--- Start AVAILABLE DATA ---

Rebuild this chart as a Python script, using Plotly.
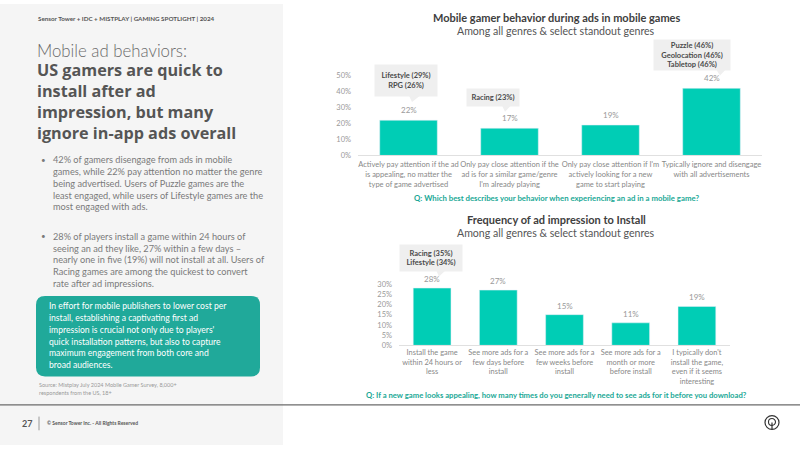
import plotly.graph_objects as go

# ---------------- data ----------------
cats1 = [
    "Actively pay attention if the ad<br>is appealing, no matter the<br>type of game advertised",
    "Only pay close attention if the<br>ad is for a similar game/genre<br>I'm already playing",
    "Only pay close attention if I'm<br>actively looking for a new<br>game to start playing",
    "Typically ignore and disengage<br>with all advertisements",
]
vals1 = [22, 17, 19, 42]
ticks1 = [0, 10, 20, 30, 40, 50]

cats2 = [
    "Install the game<br>within 24 hours or<br>less",
    "See more ads for a<br>few days before<br>install",
    "See more ads for a<br>few weeks before<br>install",
    "See more ads for a<br>month or more<br>before install",
    "I typically don't<br>install the game,<br>even if it seems<br>interesting",
]
vals2 = [28, 27, 15, 11, 19]
ticks2 = [0, 5, 10, 15, 20, 25, 30]

callout_texts1 = ["Lifestyle (29%)<br>RPG (26%)", "Racing (23%)",
                  "Puzzle (46%)<br>Geolocation (46%)<br>Tabletop (46%)"]
callout_texts2 = ["Racing (35%)<br>Lifestyle (34%)"]

title1 = "Mobile gamer behavior during ads in mobile games"
title2 = "Frequency of ad impression to Install"
subtitle = "Among all genres & select standout genres"
question1 = "Q: Which best describes your behavior when experiencing an ad in a mobile game?"
question2 = "Q: If a new game looks appealing, how many times do you generally need to see ads for it before you download?"

header = "Sensor Tower + IDC + MISTPLAY | GAMING SPOTLIGHT | 2024"
headline_light = "Mobile ad behaviors:"
headline_bold = ["US gamers are quick to", "install after ad", "impression, but many",
                 "ignore in-app ads overall"]
bullet1 = ["42% of gamers disengage from ads in mobile",
           "games, while 22% pay attention no matter the genre",
           "being advertised. Users of Puzzle games are the",
           "least engaged, while users of Lifestyle games are the",
           "most engaged with ads."]
bullet2 = ["28% of players install a game within 24 hours of",
           "seeing an ad they like, 27% within a few days –",
           "nearly one in five (19%) will not install at all. Users of",
           "Racing games are among the quickest to convert",
           "rate after ad impressions."]
box_lines = ["In effort for mobile publishers to lower cost per",
             "install, establishing a captivating first ad",
             "impression is crucial not only due to players'",
             "quick installation patterns, but also to capture",
             "maximum engagement from both core and",
             "broad audiences."]
source_lines = ["Source: Mistplay July 2024 Mobile Gamer Survey, 8,000+",
                "respondents from the US, 18+"]
page_no = "27"
copyright_txt = "© Sensor Tower Inc. - All Rights Reserved"

# ---------------- style ----------------
W, H = 800, 450
FONT = "Lato, 'Open Sans', sans-serif"
HEAD = "'Open Sans', Lato, sans-serif"
BAR = "#00cdb5"
TEAL_BOX = "#20a99a"
TEAL_TXT = "#1aa896"
GRAY = "#7a7a7a"


def px(x):
    return x / W


def py(y):
    return 1 - y / H


fig = go.Figure()
fig.add_trace(go.Bar(x=cats1, y=vals1, marker_color=BAR, width=0.57,
                     xaxis="x", yaxis="y", hoverinfo="skip"))
fig.add_trace(go.Bar(x=cats2, y=vals2, marker_color=BAR, width=0.57,
                     xaxis="x2", yaxis="y2", hoverinfo="skip"))

ann = []
shapes = []


def text(x, y, t, size, color, family=FONT, anchor="left", **kw):
    font = dict(family=family, size=size, color=color)
    if "weight" in kw:
        font["weight"] = kw.pop("weight")
    ann.append(dict(x=px(x), y=py(y), xref="paper", yref="paper", text=t, showarrow=False,
                    xanchor=anchor, yanchor="middle", borderpad=0, font=font, **kw))


# value labels
for c, v in zip(cats1, vals1):
    ann.append(dict(x=c, y=v, xref="x", yref="y", text=f"{v}%", showarrow=False,
                    yshift=10, font=dict(family=FONT, size=8, color="#999999")))
for c, v in zip(cats2, vals2):
    ann.append(dict(x=c, y=v, xref="x2", yref="y2", text=f"{v}%", showarrow=False,
                    yshift=9, font=dict(family=FONT, size=8, color="#999999")))

# callouts (box center px, size, pointer triangle px)
callout_geo1 = [
    (406, 78.5, 62, 31, [(409, 93.5), (420, 93.5), (412, 100)]),
    (493, 95.5, 52, 17, [(502, 103.5), (511, 103.5), (505, 110)]),
    (692, 52, 76, 30, [(716, 66.5), (726, 66.5), (720, 73)]),
]
callout_geo2 = [
    (430.5, 259, 62, 26, [(436, 271.5), (446, 271.5), (439, 278)]),
]
for txt, (cx, cy, w, h, tri) in list(zip(callout_texts1, callout_geo1)) + list(zip(callout_texts2, callout_geo2)):
    ann.append(dict(x=px(cx), y=py(cy), xref="paper", yref="paper", text=f"<b>{txt}</b>",
                    showarrow=False, width=w, height=h, bgcolor="#efefef", align="center",
                    valign="middle", borderpad=0, xanchor="center", yanchor="middle",
                    font=dict(family=FONT, size=7.5, color="#4a4a4a")))
    path = "M {} {} L {} {} L {} {} Z".format(*[v for p in tri for v in (px(p[0]), py(p[1]))])
    shapes.append(dict(type="path", xref="paper", yref="paper", path=path,
                       fillcolor="#efefef", line=dict(width=0)))

# chart titles and questions
for txt, y, size, bold, color in [
    (title1, 14, 11, True, "#404040"), (subtitle, 27.5, 10.6, False, "#555555"),
    (question1, 198, 7.8, True, TEAL_TXT),
    (title2, 220, 11, True, "#404040"), (subtitle, 233.5, 10.6, False, "#555555"),
    (question2, 399, 7.7, True, TEAL_TXT),
]:
    text(556, y, f"<b>{txt}</b>" if bold else txt, size, color, anchor="center")

# left panel
shapes.append(dict(type="rect", xref="paper", yref="paper", x0=0, x1=px(283), y0=0, y1=1,
                   fillcolor="#f5f5f5", line=dict(width=0), layer="below"))
text(37, 15, f"<b>{header}</b>", 6.25, "#555555")
text(36, 47, headline_light, 16.8, "#6a6a6a", weight=300)
text(36, 68 + 1.5 * 21, "<br>".join(f"<b>{l}</b>" for l in headline_bold), 16.2, "#555555",
     family=HEAD, align="left")
for start, lines in [(159, bullet1), (237, bullet2)]:
    text(40, start, "•", 8, GRAY)
    for i, line in enumerate(lines):
        text(52, start + i * 12, line, 9.2, GRAY)

# teal rounded box
x0, x1, y0, y1, r = 36, 260, 298, 380, 9
path = (f"M {px(x0 + r)} {py(y0)} L {px(x1 - r)} {py(y0)} Q {px(x1)} {py(y0)} {px(x1)} {py(y0 + r)} "
        f"L {px(x1)} {py(y1 - r)} Q {px(x1)} {py(y1)} {px(x1 - r)} {py(y1)} "
        f"L {px(x0 + r)} {py(y1)} Q {px(x0)} {py(y1)} {px(x0)} {py(y1 - r)} "
        f"L {px(x0)} {py(y0 + r)} Q {px(x0)} {py(y0)} {px(x0 + r)} {py(y0)} Z")
shapes.append(dict(type="path", xref="paper", yref="paper", path=path,
                   fillcolor=TEAL_BOX, line=dict(width=0)))
for i, line in enumerate(box_lines):
    text(48, 308.5 + i * 12, line, 8.6, "white")
for i, line in enumerate(source_lines):
    text(38, 389 + i * 8, line, 5.5, "#999999")

# footer
shapes.append(dict(type="line", xref="paper", yref="paper", x0=0, x1=1, y0=py(409), y1=py(409),
                   line=dict(color="#6b6b6b", width=1.2)))
shapes.append(dict(type="line", xref="paper", yref="paper", x0=px(39), x1=px(39),
                   y0=py(421), y1=py(435), line=dict(color="#999999", width=1)))
text(21, 428, f"<b>{page_no}</b>", 9, "#555555")
text(46, 428, f"<b>{copyright_txt}</b>", 5, "#555555")
# logo
shapes.append(dict(type="circle", xref="paper", yref="paper", x0=px(765), x1=px(779),
                   y0=py(434), y1=py(420), line=dict(color="#333333", width=1.2)))
shapes.append(dict(type="circle", xref="paper", yref="paper", x0=px(768.5), x1=px(775.5),
                   y0=py(430), y1=py(423), line=dict(color="#333333", width=1.1)))
shapes.append(dict(type="line", xref="paper", yref="paper", x0=px(772), x1=px(772),
                   y0=py(434), y1=py(427), line=dict(color="#333333", width=1.2)))

fig.update_layout(
    width=W, height=H, autosize=False, margin=dict(l=0, r=0, t=0, b=0, pad=0),
    paper_bgcolor="white", plot_bgcolor="white", showlegend=False,
    font=dict(family=FONT),
    xaxis=dict(domain=[px(358), px(762)], anchor="y", showgrid=False, showline=True,
               linecolor="#e0e0e0", linewidth=1, ticks="", tickangle=0,
               ticklabelstandoff=2,
               tickfont=dict(family=FONT, size=7.5, color="#888888")),
    yaxis=dict(domain=[py(154.5), py(73)], anchor="x", range=[0, 50], tickvals=ticks1,
               ticktext=[f"{t}%" for t in ticks1], showgrid=False, zeroline=False,
               ticklabelstandoff=6, tickfont=dict(family=FONT, size=7.5, color="#999999")),
    xaxis2=dict(domain=[px(399), px(730)], anchor="y2", showgrid=False, showline=True,
                linecolor="#e0e0e0", linewidth=1, ticks="", tickangle=0,
                tickfont=dict(family=FONT, size=7.4, color="#888888")),
    yaxis2=dict(domain=[py(348.3), py(285.7)], anchor="x2", range=[0, 30], tickvals=ticks2,
                ticktext=[f"{t}%" for t in ticks2], showgrid=False, zeroline=False,
                ticklabelstandoff=6, tickfont=dict(family=FONT, size=7.5, color="#999999")),
    annotations=ann, shapes=shapes, bargap=0.43,
)

fig.write_html("out.html", config={"responsive": False})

--- End AVAILABLE DATA ---

● **WHAT IS NEEDED**:
Restate the data word for word from its first line through the line with "new game looks", leaving out any picture along the way.

● **TASK ANSWER**:
Rebuild this chart as a Python script, using Plotly.
import plotly.graph_objects as go

# ---------------- data ----------------
cats1 = [
    "Actively pay attention if the ad<br>is appealing, no matter the<br>type of game advertised",
    "Only pay close attention if the<br>ad is for a similar game/genre<br>I'm already playing",
    "Only pay close attention if I'm<br>actively looking for a new<br>game to start playing",
    "Typically ignore and disengage<br>with all advertisements",
]
vals1 = [22, 17, 19, 42]
ticks1 = [0, 10, 20, 30, 40, 50]

cats2 = [
    "Install the game<br>within 24 hours or<br>less",
    "See more ads for a<br>few days before<br>install",
    "See more ads for a<br>few weeks before<br>install",
    "See more ads for a<br>month or more<br>before install",
    "I typically don't<br>install the game,<br>even if it seems<br>interesting",
]
vals2 = [28, 27, 15, 11, 19]
ticks2 = [0, 5, 10, 15, 20, 25, 30]

callout_texts1 = ["Lifestyle (29%)<br>RPG (26%)", "Racing (23%)",
                  "Puzzle (46%)<br>Geolocation (46%)<br>Tabletop (46%)"]
callout_texts2 = ["Racing (35%)<br>Lifestyle (34%)"]

title1 = "Mobile gamer behavior during ads in mobile games"
title2 = "Frequency of ad impression to Install"
subtitle = "Among all genres & select standout genres"
question1 = "Q: Which best describes your behavior when experiencing an ad in a mobile game?"
question2 = "Q: If a new game looks appealing, how many times do you generally need to see ads for it before you download?"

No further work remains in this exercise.